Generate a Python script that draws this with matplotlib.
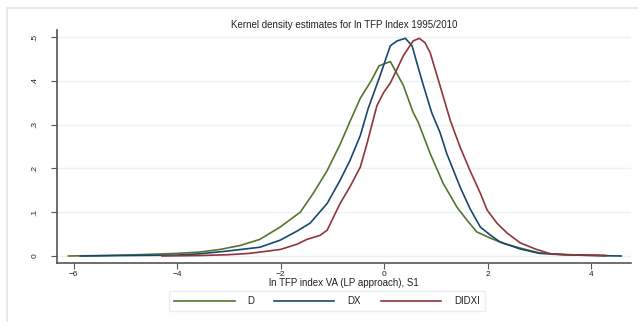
import matplotlib
matplotlib.use("Agg")
import matplotlib.pyplot as plt
from matplotlib.patches import Rectangle
from matplotlib.ticker import FuncFormatter

plt.rcParams["font.family"] = ["Liberation Sans", "DejaVu Sans"]

# density curves
d_x = [-6.1, -5.5, -4.72, -4.0, -3.56, -3.17, -2.78, -2.4, -2.01, -1.62, -1.37, -1.1, -0.85,
       -0.66, -0.46, -0.25, -0.1, 0.12, 0.37, 0.56, 0.66, 0.89, 1.14, 1.41, 1.6, 1.79, 2.05,
       2.3, 2.63, 3.0, 3.5, 4.0, 4.3]
d_y = [0.0, 0.001, 0.003, 0.006, 0.009, 0.015, 0.024, 0.038, 0.066, 0.1, 0.143, 0.195, 0.255,
       0.307, 0.36, 0.4, 0.434, 0.444, 0.39, 0.328, 0.305, 0.234, 0.166, 0.111, 0.082, 0.055, 0.041,
       0.029, 0.018, 0.007, 0.003, 0.002, 0.001]

dx_x = [-5.87, -5.0, -4.0, -3.56, -3.05, -2.4, -2.01, -1.68, -1.43, -1.1, -0.85, -0.66, -0.46,
        -0.31, -0.08, 0.12, 0.25, 0.41, 0.54, 0.63, 0.76, 0.92, 1.08, 1.21, 1.47, 1.66, 1.86,
        2.05, 2.24, 2.63, 3.0, 3.5, 4.0, 4.58]
dx_y = [0.0, 0.001, 0.002, 0.005, 0.011, 0.02, 0.036, 0.057, 0.075, 0.12, 0.173, 0.218, 0.275,
        0.336, 0.411, 0.48, 0.491, 0.497, 0.48, 0.442, 0.389, 0.327, 0.282, 0.234, 0.157, 0.108, 0.066,
        0.048, 0.032, 0.016, 0.006, 0.003, 0.001, 0.0]

didxi_x = [-4.29, -3.56, -3.0, -2.6, -2.26, -2.0, -1.68, -1.49, -1.24, -1.1, -0.85, -0.66,
           -0.46, -0.33, -0.14, -0.01, 0.12, 0.25, 0.37, 0.56, 0.68, 0.79, 0.89, 1.08, 1.28,
           1.47, 1.66, 1.86, 1.99, 2.18, 2.38, 2.63, 2.92, 3.24, 3.5, 4.0, 4.27]
didxi_y = [0.0, 0.001, 0.003, 0.006, 0.011, 0.015, 0.027, 0.038, 0.047, 0.059, 0.12, 0.158,
           0.203, 0.257, 0.343, 0.373, 0.395, 0.427, 0.457, 0.491, 0.497, 0.487, 0.464, 0.389, 0.309,
           0.248, 0.195, 0.143, 0.105, 0.075, 0.052, 0.03, 0.016, 0.004, 0.003, 0.002, 0.001]

x_ticks = [-6, -4, -2, 0, 2, 4]
y_ticks = [0, 0.1, 0.2, 0.3, 0.4, 0.5]

fig = plt.figure(figsize=(6.38, 3.22), dpi=100)
fig.patch.set_facecolor("white")

# light outer frame (cropped at right and bottom like the reference)
fig.patches.append(Rectangle((6.5 / 638, -0.05), 1.0, 1 - 7.5 / 322 + 0.05,
                             transform=fig.transFigure, fill=False,
                             edgecolor="#e3ebef", linewidth=1.5))

ax = fig.add_axes([57 / 638, 1 - 263 / 322, (631 - 57) / 638, (263 - 30) / 322])

ax.plot(d_x, d_y, color="#55752f", lw=1.2, label="D")
ax.plot(dx_x, dx_y, color="#1a476f", lw=1.2, label="DX")
ax.plot(didxi_x, didxi_y, color="#90353b", lw=1.2, label="DIDXI")

ax.set_xlim(-6.32, 4.77)
ax.set_ylim(-0.016, 0.516)
ax.set_xticks(x_ticks)
ax.set_yticks(y_ticks)
ax.yaxis.set_major_formatter(FuncFormatter(lambda v, p: "0" if v == 0 else ("%.1f" % v).lstrip("0")))
ax.grid(axis="y", color="#eaf2f3", lw=1.0)
ax.set_axisbelow(True)

for s in ["top", "right"]:
    ax.spines[s].set_visible(False)
for s in ["left", "bottom"]:
    ax.spines[s].set_color("#555555")
    ax.spines[s].set_linewidth(1.2)

ax.tick_params(axis="both", direction="out", length=4, width=0.8, color="#555555",
               labelsize=6, labelcolor="#222222")
ax.tick_params(axis="x", pad=1.5)
ax.tick_params(axis="y", length=4.5, pad=9)
plt.setp(ax.get_yticklabels(), rotation=90, va="center")

ax.set_title("Kernel density estimates for ln TFP Index 1995/2010", fontsize=7,
             color="#222222", pad=1.5)
ax.set_xlabel("ln TFP index VA (LP approach), S1", fontsize=7, color="#222222", labelpad=0)

leg = fig.legend(loc="center", bbox_to_anchor=((168 + 486) / 2 / 638, 1 - 301 / 322),
                 ncol=3, fontsize=7, frameon=True, fancybox=False,
                 handlelength=6.2, handletextpad=1.35, columnspacing=2.0,
                 borderpad=0.55)
leg.get_frame().set_edgecolor("#e3ebef")
leg.get_frame().set_linewidth(1.0)
for t in leg.get_texts():
    t.set_color("#222222")

fig.savefig("out.png", dpi=100)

**Task instructions:**
Copy each line above containing the string "matplotlib".

**Solution below:**
Generate a Python script that draws this with matplotlib.
import matplotlib
matplotlib.use("Agg")
import matplotlib.pyplot as plt
from matplotlib.patches import Rectangle
from matplotlib.ticker import FuncFormatter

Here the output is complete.